In an update by NAB Group Economics – China’s economy at a glance – the weakness of China’s industrial sector, which fell 2.5 per cent in Q3, is in stark contrast to the growth in the country’s services sector.
“The weakness in the ‘old economy’ remains evident – industrial production slowed further in October, while investment continued to trend lower (albeit recording marginally stronger growth than in September) – led by contractions in the real estate sector (where new construction activity remains weak),” NAB said.
NAB noted that China’s service sector is now substantiating itself as the largest contributor to economic growth.

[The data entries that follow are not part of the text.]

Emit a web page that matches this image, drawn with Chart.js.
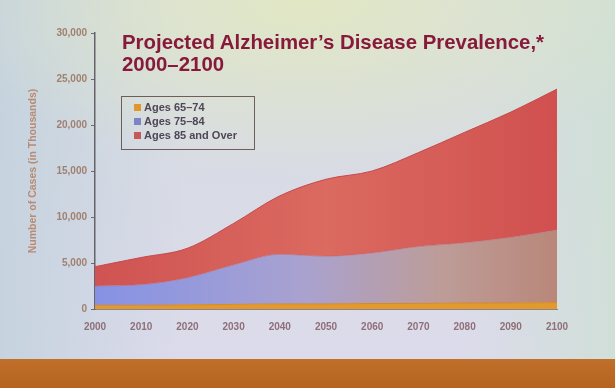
<!DOCTYPE html>
<html>
<head>
<meta charset="utf-8">
<script src="https://cdn.jsdelivr.net/npm/chart.js@4.4.0/dist/chart.umd.min.js"></script>
<style>
  html, body { margin: 0; padding: 0; }
  #slide {
    position: relative; width: 615px; height: 388px; overflow: hidden;
    font-family: "Liberation Sans", Arial, sans-serif;
    background:
      linear-gradient(to bottom, rgba(0,0,0,0) 359px, #c0702b 359px, #b5631f 388px),
      radial-gradient(ellipse 60% 45% at 50% 0%, rgba(226,232,194,0.95), rgba(226,232,194,0)),
      linear-gradient(to right, rgba(196,210,222,0.9) 0%, rgba(196,210,222,0) 30%, rgba(0,0,0,0) 75%, rgba(206,224,212,0.8) 100%),
      linear-gradient(to bottom, #d6dde0 0%, #d9dbe6 55%, #dcdbeb 92%);
  }
  #chart { position: absolute; left: 0; top: 0; }
  #title {
    position: absolute; left: 122px; top: 31px;
    font-size: 20.4px; line-height: 22.4px; font-weight: bold; color: #871a3b;
    white-space: nowrap;
  }
  #legend {
    position: absolute; left: 121px; top: 96px; width: 132px; height: 49px;
    border: 1.5px solid #6e5d58; padding-top: 3px;
  }
  .item { height: 14px; line-height: 14px; font-size: 11px; font-weight: bold; color: #4f4659; white-space: nowrap; }
  .sw { display: inline-block; width: 7px; height: 7px; margin: 0 3px 0 12px; vertical-align: 0px; }
</style>
</head>
<body>
<div id="slide">
  <canvas id="chart" width="615" height="388"></canvas>
  <div id="title">Projected Alzheimer’s Disease Prevalence,*<br>2000–2100</div>
  <div id="legend"></div>
</div>
<script>
// number of cases, in thousands
const years = ['2000', '2010', '2020', '2030', '2040', '2050', '2060', '2070', '2080', '2090', '2100'];
const ages65to74 = [400, 400, 450, 500, 550, 550, 600, 600, 650, 650, 700];
const ages75to84 = [2100, 2250, 2950, 4300, 5400, 5200, 5500, 6200, 6550, 7150, 7900];
const ages85plus = [2100, 2950, 3200, 4500, 6350, 8350, 8900, 10200, 12000, 13600, 15300];
const seriesNames = ['Ages 65–74', 'Ages 75–84', 'Ages 85 and Over'];
const yTicks = [0, 5000, 10000, 15000, 20000, 25000, 30000];

const legendColors = ['#e0962a', '#7c84c8', '#c85858'];

// blue band fades to brown across the slide (photo colour shift)
function midFill(context) {
    const area = context.chart.chartArea;
    if (!area) return '#8f9ae0';
    const g = context.chart.ctx.createLinearGradient(area.left, 0, area.right, 0);
    g.addColorStop(0, '#8592e4');
    g.addColorStop(0.45, '#a9a2d0');
    g.addColorStop(0.75, '#bd9c98');
    g.addColorStop(1, '#b9877a');
    return g;
}

function topFill(context) {
    const area = context.chart.chartArea;
    if (!area) return '#d45e58';
    const g = context.chart.ctx.createLinearGradient(area.left, 0, area.right, 0);
    g.addColorStop(0, '#cf5352');
    g.addColorStop(0.5, '#db6a60');
    g.addColorStop(1, '#d0504f');
    return g;
}

const ctx = document.getElementById('chart').getContext('2d');
const chart = new Chart(ctx, {
    type: 'line',
    data: {
        labels: years,
        datasets: [{
            label: seriesNames[0],
            data: ages65to74,
            backgroundColor: '#e39a2c',
            borderColor: '#d88a2a',
            borderWidth: 1,
            fill: 'origin',
        }, {
            label: seriesNames[1],
            data: ages75to84,
            backgroundColor: midFill,
            borderColor: 'rgba(190,100,110,0.6)',
            borderWidth: 1,
            fill: '-1',
        }, {
            label: seriesNames[2],
            data: ages85plus,
            backgroundColor: topFill,
            borderColor: '#c44a4c',
            borderWidth: 1,
            fill: '-1',
        }]
    },
    options: {
        responsive: false,
        animation: false,
        layout: { padding: { left: 0, top: 33, right: 58, bottom: 0 } },
        elements: {
            point: { radius: 0 },
            line: { cubicInterpolationMode: 'monotone' },
        },
        plugins: {
            legend: { display: false },
            title: { display: false },
            tooltip: { enabled: false },
        },
        scales: {
            x: {
                grid: { display: false, drawTicks: false },
                border: { display: true, color: '#8a8490', width: 1 },
                ticks: {
                    padding: 12,
                    color: '#8f6f78',
                    font: { family: '"Liberation Sans", Arial, sans-serif', size: 10, weight: 'bold' },
                    maxRotation: 0,
                    autoSkip: false,
                },
                afterFit: s => { s.height = 79; },
            },
            y: {
                stacked: true,
                min: 0,
                max: 30000,
                afterBuildTicks: s => { s.ticks = yTicks.map(v => ({ value: v })); },
                grid: { display: true, drawOnChartArea: false, tickLength: 4, color: '#6f6a70' },
                border: { display: true, color: '#66626a', width: 1.5 },
                ticks: {
                    padding: 4,
                    color: '#a08070',
                    font: { family: '"Liberation Sans", Arial, sans-serif', size: 10, weight: 'bold' },
                    callback: v => v.toLocaleString('en-US'),
                },
                title: {
                    display: true,
                    text: 'Number of Cases (in Thousands)',
                    color: '#b98b72',
                    padding: { top: 27, bottom: 0 },
                    font: { family: '"Liberation Sans", Arial, sans-serif', size: 10.5, weight: 'bold' },
                },
                afterFit: s => { s.width = 95; },
            }
        }
    }
});

// legend box built from the dataset names
const legend = document.getElementById('legend');
chart.data.datasets.forEach((ds, i) => {
    const row = document.createElement('div');
    row.className = 'item';
    row.innerHTML = '<span class="sw" style="background:' + legendColors[i] + '"></span>' + ds.label;
    legend.appendChild(row);
});
</script>
</body>
</html>
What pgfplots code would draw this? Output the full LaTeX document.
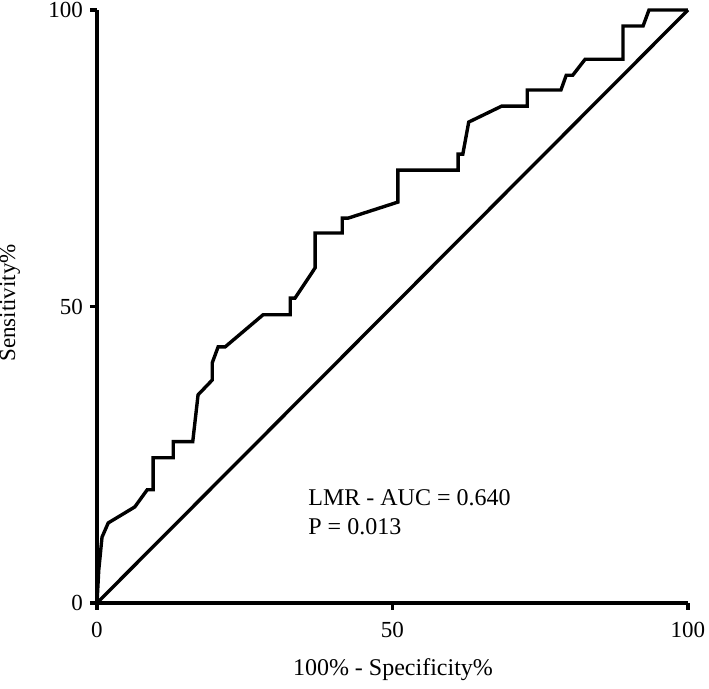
\documentclass[border=0pt]{standalone}
\usepackage{fontspec}
\setmainfont{Liberation Serif}
\usepackage{pgfplots}
\pgfplotsset{compat=1.18}

\begin{document}
\begin{tikzpicture}
\begin{axis}[
  scale only axis,
  width=295.5pt, height=296.5pt,
  xmin=0, xmax=100, ymin=0, ymax=100,
  axis lines=left,
  axis line style={line width=1.7pt, -},
  xtick={0,50,100}, ytick={0,50,100},
  tick align=outside,
  major tick length=3.5pt,
  tick style={line width=1.7pt, black},
  tick label style={font=\fontsize{11.5}{13}\selectfont},
  xticklabel style={yshift=-2.5pt},
  /pgf/number format/assume math mode=true,
  clip=false,
]
%% ROC curve (LMR)
\addplot[line width=1.7pt, black, line join=miter] coordinates {
  (0,0) (0.3,5.6) (0.85,11.1) (1.9,13.5) (6.4,16.2) (8.5,19.1) (9.5,19.1)
  (9.5,24.5) (12.9,24.5) (12.9,27.2) (16.2,27.2) (17.1,35.1) (19.5,37.6)
  (19.5,40.5) (20.5,43.2) (21.7,43.2) (28.1,48.6) (32.7,48.6) (32.7,51.4)
  (33.5,51.4) (36.9,56.5) (36.9,62.4) (41.5,62.4) (41.5,64.9) (42.5,64.9)
  (50.9,67.6) (50.9,73.0) (61.1,73.0) (61.1,75.7) (61.9,75.7) (62.9,81.1)
  (68.5,83.8) (72.8,83.8) (72.8,86.5) (78.5,86.5) (79.4,89.0) (80.5,89.0)
  (82.6,91.7) (89.0,91.7) (89.0,97.3) (92.4,97.3) (93.4,100) (100,100)
};
%% reference diagonal
\addplot[line width=1.7pt, black] coordinates {(0,0) (100,100)};
\node[anchor=base west, inner sep=0pt, font=\fontsize{12}{14}\selectfont] at (axis cs:35.7,16.5) {LMR - AUC = 0.640};
\node[anchor=base west, inner sep=0pt, font=\fontsize{12}{14}\selectfont] at (axis cs:35.7,11.5) {P = 0.013};
\end{axis}
\node[font=\fontsize{12}{14}\selectfont] at (148pt,-33.5pt) {100\% - Specificity\%};
\node[rotate=90, font=\fontsize{11.5}{13}\selectfont] at (-43.5pt,150pt) {Sensitivity\%};
\pgfresetboundingbox
\path (-48.5pt,-43pt) rectangle (306pt,301.5pt);
\end{tikzpicture}
\end{document}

The services sector contributed around four per cent to GDP in Q3.
“Despite the correction that commenced in June, the finance sector continued to contribute a sizeable share of service sector growth in Q3 – accounting for 28 per cent of total services growth.
“Given that the equities boom commenced in Q4 2014, it is unlikely that finance will continue to provide significant growth momentum in this quarter,” NAB stated.
NAB also noted that the country’s benchmark one-year lending rate of 4.35 per cent, following its cut by the People’s Bank of China’s (PBoC) in late October, is likely to fall again.
“Given the comparatively high rate – when compared with policy rates in advanced economies – the PBoC has considerable scope for further monetary policy easing.
“We expect two further cuts in H1 2016 – to bring rates to 3.85 per cent by mid-year. Further cuts to the Required Reserve Ratio will also be likely to ensure adequate liquidity remains in financial markets,” the update said.